**GOAL**
Exactly retype the lines from the top of the data through the line containing "(title) at (77,23)", leaving out every picture.

**EXTRACTED MATERIAL**
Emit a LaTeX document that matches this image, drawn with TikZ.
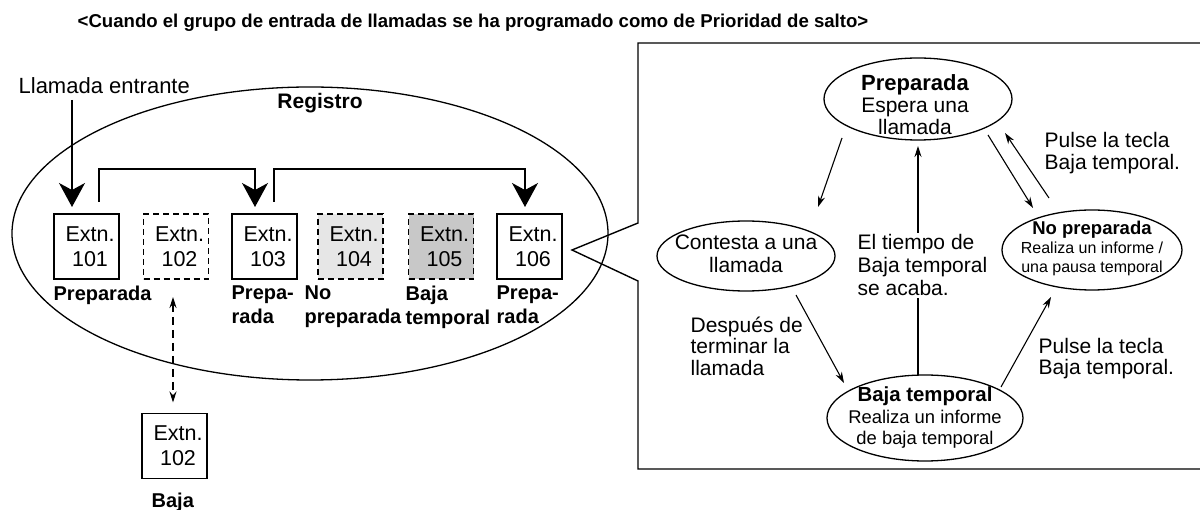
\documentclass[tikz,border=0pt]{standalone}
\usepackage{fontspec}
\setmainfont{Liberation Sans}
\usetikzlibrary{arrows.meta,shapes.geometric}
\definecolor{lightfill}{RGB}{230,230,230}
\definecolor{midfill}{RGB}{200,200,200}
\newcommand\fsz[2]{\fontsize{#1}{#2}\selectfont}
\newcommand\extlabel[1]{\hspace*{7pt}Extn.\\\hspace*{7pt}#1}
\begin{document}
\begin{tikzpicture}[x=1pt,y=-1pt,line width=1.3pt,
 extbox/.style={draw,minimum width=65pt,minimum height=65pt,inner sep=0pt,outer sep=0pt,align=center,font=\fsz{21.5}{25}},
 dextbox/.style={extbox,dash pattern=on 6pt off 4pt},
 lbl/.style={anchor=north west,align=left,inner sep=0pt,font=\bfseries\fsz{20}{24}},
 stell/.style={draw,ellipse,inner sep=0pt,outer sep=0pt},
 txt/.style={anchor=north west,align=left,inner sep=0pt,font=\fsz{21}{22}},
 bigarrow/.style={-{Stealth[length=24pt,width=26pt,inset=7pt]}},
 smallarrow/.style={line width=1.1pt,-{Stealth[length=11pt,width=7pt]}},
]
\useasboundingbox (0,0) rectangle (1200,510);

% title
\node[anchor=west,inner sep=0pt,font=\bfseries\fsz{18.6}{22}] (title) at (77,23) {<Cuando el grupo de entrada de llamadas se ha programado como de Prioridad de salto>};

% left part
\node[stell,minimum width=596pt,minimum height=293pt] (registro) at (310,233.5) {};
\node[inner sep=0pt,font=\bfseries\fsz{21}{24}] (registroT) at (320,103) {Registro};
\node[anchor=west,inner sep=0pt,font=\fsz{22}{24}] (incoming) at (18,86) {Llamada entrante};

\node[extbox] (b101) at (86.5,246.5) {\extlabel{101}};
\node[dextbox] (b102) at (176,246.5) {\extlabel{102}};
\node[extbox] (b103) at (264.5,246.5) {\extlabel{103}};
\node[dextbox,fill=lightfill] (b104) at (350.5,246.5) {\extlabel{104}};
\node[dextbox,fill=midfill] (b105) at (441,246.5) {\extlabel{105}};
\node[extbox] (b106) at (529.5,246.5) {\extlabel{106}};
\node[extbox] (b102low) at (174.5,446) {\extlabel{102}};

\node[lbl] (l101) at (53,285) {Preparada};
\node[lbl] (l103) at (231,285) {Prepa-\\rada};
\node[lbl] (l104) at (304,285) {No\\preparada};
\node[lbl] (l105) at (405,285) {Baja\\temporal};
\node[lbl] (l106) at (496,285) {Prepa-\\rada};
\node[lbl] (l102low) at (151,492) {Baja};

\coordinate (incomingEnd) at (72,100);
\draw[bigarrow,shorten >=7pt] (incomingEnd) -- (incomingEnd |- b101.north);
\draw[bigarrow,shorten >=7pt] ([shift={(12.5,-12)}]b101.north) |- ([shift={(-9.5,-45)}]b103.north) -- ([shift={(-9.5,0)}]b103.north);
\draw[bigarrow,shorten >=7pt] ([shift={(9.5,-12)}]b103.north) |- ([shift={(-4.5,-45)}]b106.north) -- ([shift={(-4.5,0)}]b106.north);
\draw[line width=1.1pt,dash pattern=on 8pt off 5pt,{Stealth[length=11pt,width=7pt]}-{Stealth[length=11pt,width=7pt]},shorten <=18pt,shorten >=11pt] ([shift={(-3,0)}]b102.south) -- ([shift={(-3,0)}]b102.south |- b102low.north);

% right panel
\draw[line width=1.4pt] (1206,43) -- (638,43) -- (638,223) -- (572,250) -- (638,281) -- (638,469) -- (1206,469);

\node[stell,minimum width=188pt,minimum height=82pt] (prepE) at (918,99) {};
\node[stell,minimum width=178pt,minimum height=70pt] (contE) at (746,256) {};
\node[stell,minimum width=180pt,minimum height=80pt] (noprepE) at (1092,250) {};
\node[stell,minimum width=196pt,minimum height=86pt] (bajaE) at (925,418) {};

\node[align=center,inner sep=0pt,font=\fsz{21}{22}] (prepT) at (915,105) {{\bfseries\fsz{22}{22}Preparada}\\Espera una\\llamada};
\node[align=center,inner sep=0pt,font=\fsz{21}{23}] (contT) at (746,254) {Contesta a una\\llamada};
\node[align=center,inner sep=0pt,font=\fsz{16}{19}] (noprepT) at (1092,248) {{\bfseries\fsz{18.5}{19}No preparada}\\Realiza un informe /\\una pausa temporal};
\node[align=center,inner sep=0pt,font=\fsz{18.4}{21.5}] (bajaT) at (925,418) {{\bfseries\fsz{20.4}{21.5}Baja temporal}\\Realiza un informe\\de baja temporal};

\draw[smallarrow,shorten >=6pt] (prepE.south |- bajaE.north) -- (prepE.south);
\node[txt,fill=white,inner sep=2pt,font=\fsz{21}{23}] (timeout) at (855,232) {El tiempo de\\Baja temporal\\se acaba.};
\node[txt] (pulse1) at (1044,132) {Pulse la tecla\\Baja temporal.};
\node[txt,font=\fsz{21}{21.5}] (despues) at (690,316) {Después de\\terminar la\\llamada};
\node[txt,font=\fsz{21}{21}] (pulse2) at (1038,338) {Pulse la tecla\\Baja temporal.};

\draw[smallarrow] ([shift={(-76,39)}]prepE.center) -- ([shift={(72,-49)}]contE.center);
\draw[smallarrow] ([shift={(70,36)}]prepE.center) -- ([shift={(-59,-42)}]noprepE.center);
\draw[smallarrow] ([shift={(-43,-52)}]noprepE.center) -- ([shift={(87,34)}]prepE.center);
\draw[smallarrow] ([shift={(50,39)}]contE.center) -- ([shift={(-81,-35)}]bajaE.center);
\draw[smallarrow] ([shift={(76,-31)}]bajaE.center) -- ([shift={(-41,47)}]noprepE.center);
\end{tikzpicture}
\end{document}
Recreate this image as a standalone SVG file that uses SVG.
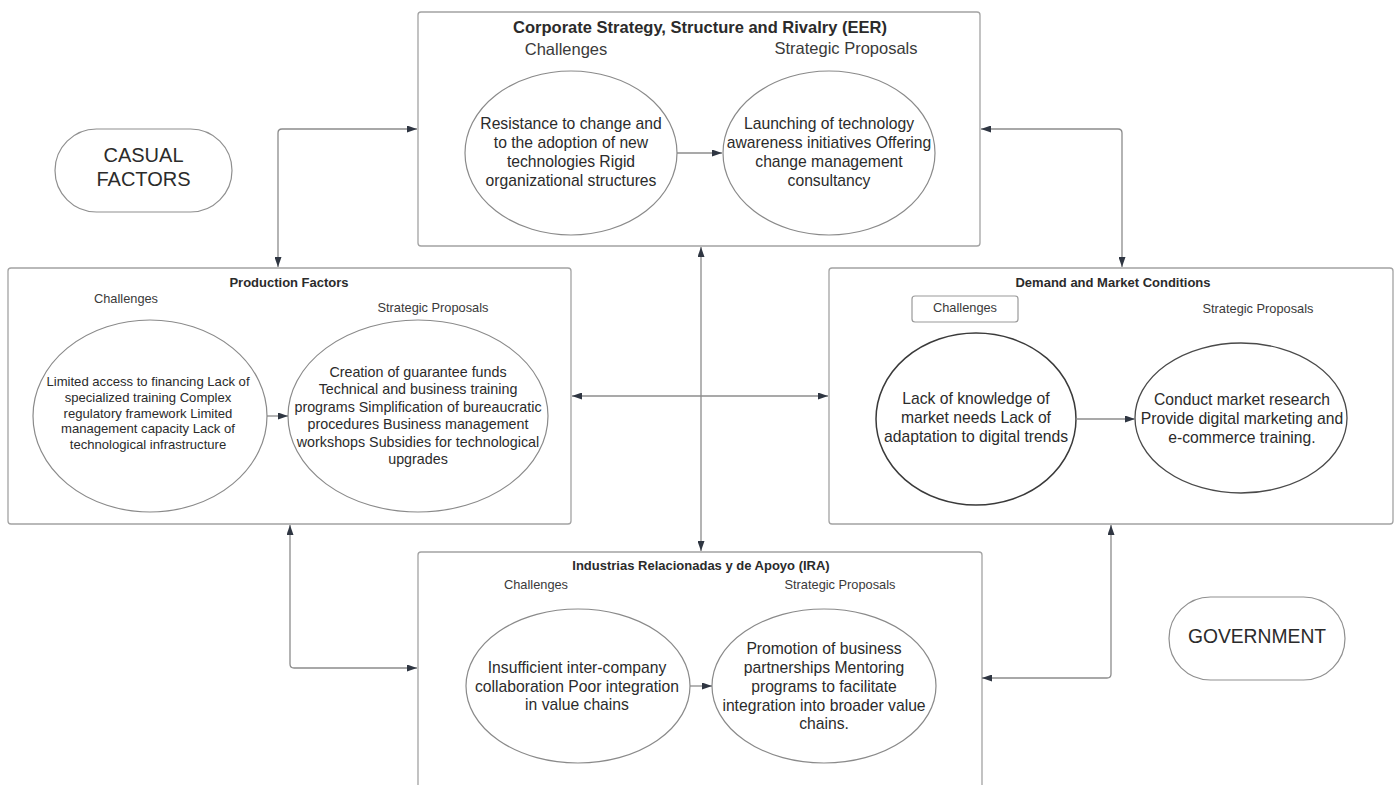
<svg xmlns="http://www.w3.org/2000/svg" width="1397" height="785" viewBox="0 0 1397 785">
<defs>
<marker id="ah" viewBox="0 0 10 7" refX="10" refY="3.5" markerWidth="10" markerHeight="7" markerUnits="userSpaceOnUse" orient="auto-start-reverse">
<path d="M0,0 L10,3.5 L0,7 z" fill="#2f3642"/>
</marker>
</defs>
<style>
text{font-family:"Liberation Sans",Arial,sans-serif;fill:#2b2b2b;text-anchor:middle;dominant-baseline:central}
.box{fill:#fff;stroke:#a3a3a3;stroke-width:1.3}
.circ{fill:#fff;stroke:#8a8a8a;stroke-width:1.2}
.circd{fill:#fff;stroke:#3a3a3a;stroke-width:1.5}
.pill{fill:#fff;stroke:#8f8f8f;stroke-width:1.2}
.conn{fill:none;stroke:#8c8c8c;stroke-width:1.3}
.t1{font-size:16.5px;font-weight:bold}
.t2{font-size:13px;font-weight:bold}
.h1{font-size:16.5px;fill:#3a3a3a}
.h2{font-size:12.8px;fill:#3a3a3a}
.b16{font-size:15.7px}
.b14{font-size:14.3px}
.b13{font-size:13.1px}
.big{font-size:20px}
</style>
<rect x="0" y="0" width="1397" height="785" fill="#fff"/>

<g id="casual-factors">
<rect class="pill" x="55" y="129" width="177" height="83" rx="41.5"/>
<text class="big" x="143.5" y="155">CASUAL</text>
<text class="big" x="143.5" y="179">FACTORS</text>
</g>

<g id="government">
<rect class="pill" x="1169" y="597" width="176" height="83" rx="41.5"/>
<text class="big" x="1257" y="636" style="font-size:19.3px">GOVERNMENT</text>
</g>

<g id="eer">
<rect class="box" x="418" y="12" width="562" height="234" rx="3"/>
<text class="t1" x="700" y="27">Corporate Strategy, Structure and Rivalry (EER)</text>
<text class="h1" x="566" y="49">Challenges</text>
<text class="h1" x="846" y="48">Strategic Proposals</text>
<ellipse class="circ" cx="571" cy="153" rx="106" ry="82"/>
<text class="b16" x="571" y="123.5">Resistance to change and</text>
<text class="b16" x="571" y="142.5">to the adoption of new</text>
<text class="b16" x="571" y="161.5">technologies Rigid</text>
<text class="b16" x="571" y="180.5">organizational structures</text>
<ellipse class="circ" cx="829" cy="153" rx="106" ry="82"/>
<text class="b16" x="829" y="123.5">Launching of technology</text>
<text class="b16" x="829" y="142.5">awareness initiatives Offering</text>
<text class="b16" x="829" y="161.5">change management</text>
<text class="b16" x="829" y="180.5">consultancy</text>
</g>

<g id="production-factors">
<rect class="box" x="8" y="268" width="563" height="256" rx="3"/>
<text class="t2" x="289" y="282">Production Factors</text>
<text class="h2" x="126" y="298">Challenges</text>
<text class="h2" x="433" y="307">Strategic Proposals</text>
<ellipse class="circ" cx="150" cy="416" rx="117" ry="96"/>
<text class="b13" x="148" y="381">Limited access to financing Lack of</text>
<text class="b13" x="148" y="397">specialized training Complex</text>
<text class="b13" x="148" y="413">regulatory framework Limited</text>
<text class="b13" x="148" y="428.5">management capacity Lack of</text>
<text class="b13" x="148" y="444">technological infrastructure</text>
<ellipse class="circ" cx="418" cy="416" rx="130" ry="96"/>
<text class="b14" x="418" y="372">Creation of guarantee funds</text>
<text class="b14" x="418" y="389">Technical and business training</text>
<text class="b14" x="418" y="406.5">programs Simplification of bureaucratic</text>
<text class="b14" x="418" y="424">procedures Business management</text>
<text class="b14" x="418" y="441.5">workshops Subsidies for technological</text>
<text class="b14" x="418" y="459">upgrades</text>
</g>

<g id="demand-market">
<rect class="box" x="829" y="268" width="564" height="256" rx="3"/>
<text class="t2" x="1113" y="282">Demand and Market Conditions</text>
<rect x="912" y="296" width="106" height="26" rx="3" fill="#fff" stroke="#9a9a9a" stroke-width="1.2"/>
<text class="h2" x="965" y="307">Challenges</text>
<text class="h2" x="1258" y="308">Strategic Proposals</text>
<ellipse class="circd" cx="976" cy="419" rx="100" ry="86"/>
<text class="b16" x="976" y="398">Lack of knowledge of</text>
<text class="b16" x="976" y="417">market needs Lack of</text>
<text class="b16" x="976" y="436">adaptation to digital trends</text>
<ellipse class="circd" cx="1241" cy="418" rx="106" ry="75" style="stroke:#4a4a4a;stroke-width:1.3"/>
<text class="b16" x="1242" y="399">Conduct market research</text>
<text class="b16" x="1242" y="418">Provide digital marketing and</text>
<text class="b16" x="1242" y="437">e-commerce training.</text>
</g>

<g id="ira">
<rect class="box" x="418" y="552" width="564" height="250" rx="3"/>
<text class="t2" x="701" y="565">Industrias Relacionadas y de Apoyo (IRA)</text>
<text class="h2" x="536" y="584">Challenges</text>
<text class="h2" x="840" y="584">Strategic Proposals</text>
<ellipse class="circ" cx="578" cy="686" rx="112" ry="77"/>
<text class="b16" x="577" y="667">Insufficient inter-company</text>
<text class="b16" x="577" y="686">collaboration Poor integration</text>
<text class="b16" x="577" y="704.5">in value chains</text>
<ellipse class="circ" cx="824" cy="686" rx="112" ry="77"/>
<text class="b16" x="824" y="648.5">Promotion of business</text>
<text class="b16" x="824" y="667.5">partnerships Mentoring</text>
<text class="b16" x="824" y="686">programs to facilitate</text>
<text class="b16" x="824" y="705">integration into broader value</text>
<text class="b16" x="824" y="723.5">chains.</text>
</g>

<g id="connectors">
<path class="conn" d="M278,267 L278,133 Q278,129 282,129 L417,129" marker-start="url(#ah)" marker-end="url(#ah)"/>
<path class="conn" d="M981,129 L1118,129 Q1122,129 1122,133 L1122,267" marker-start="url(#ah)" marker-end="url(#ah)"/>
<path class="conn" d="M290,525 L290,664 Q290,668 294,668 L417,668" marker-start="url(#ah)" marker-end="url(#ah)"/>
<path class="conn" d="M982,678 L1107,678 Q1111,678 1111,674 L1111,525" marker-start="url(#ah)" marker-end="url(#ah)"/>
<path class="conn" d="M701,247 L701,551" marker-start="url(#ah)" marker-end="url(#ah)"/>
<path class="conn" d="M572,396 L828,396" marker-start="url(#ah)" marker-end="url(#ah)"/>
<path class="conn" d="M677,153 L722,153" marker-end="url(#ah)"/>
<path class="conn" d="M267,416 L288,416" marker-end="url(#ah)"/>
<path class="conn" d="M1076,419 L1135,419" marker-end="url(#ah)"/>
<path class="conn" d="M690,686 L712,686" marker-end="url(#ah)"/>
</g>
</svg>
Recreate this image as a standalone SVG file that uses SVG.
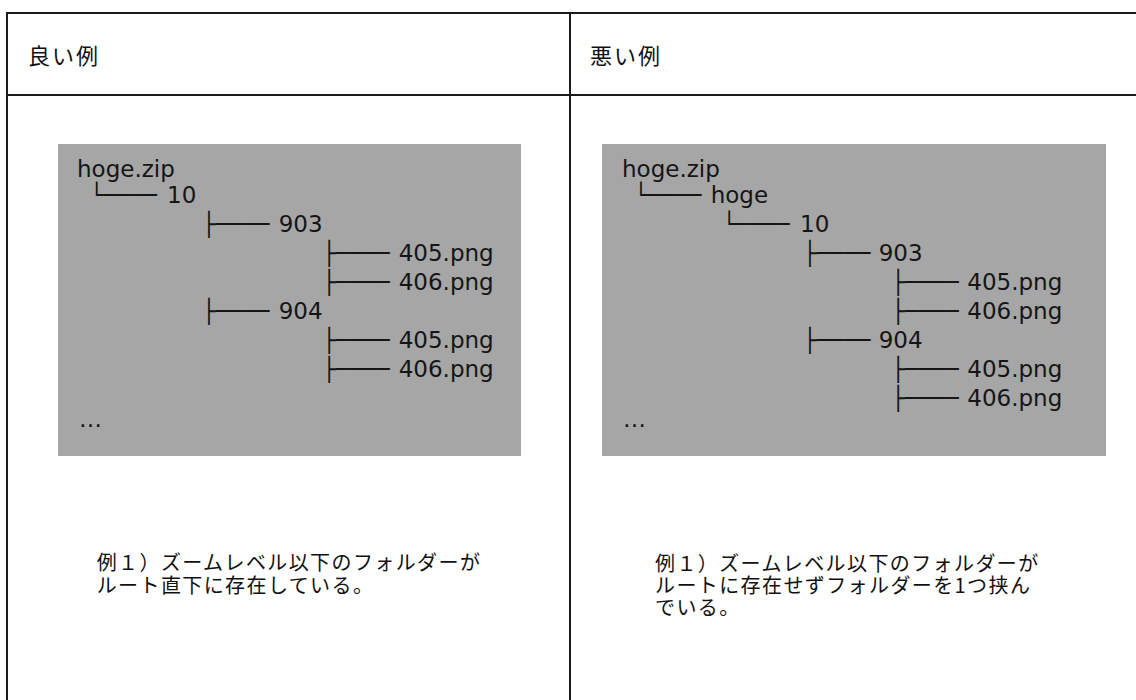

**IN RESPONSE**
Emit a LaTeX document that matches this image, drawn with TikZ.
\documentclass[tikz,border=0pt]{standalone}
\usepackage{fontspec}
\setmainfont{Liberation Sans}
\usetikzlibrary{arrows.meta,shapes.geometric}
\definecolor{lightfill}{RGB}{230,230,230}
\definecolor{midfill}{RGB}{200,200,200}
\newcommand\fsz[2]{\fontsize{#1}{#2}\selectfont}
\newcommand\extlabel[1]{\hspace*{7pt}Extn.\\\hspace*{7pt}#1}
\begin{document}
\begin{tikzpicture}[x=1pt,y=-1pt,line width=1.3pt,
 extbox/.style={draw,minimum width=65pt,minimum height=65pt,inner sep=0pt,outer sep=0pt,align=center,font=\fsz{21.5}{25}},
 dextbox/.style={extbox,dash pattern=on 6pt off 4pt},
 lbl/.style={anchor=north west,align=left,inner sep=0pt,font=\bfseries\fsz{20}{24}},
 stell/.style={draw,ellipse,inner sep=0pt,outer sep=0pt},
 txt/.style={anchor=north west,align=left,inner sep=0pt,font=\fsz{21}{22}},
 bigarrow/.style={-{Stealth[length=24pt,width=26pt,inset=7pt]}},
 smallarrow/.style={line width=1.1pt,-{Stealth[length=11pt,width=7pt]}},
]
\useasboundingbox (0,0) rectangle (1200,510);

% title
\node[anchor=west,inner sep=0pt,font=\bfseries\fsz{18.6}{22}] (title) at (77,23) {<Cuando el grupo de entrada de llamadas se ha programado como de Prioridad de salto>};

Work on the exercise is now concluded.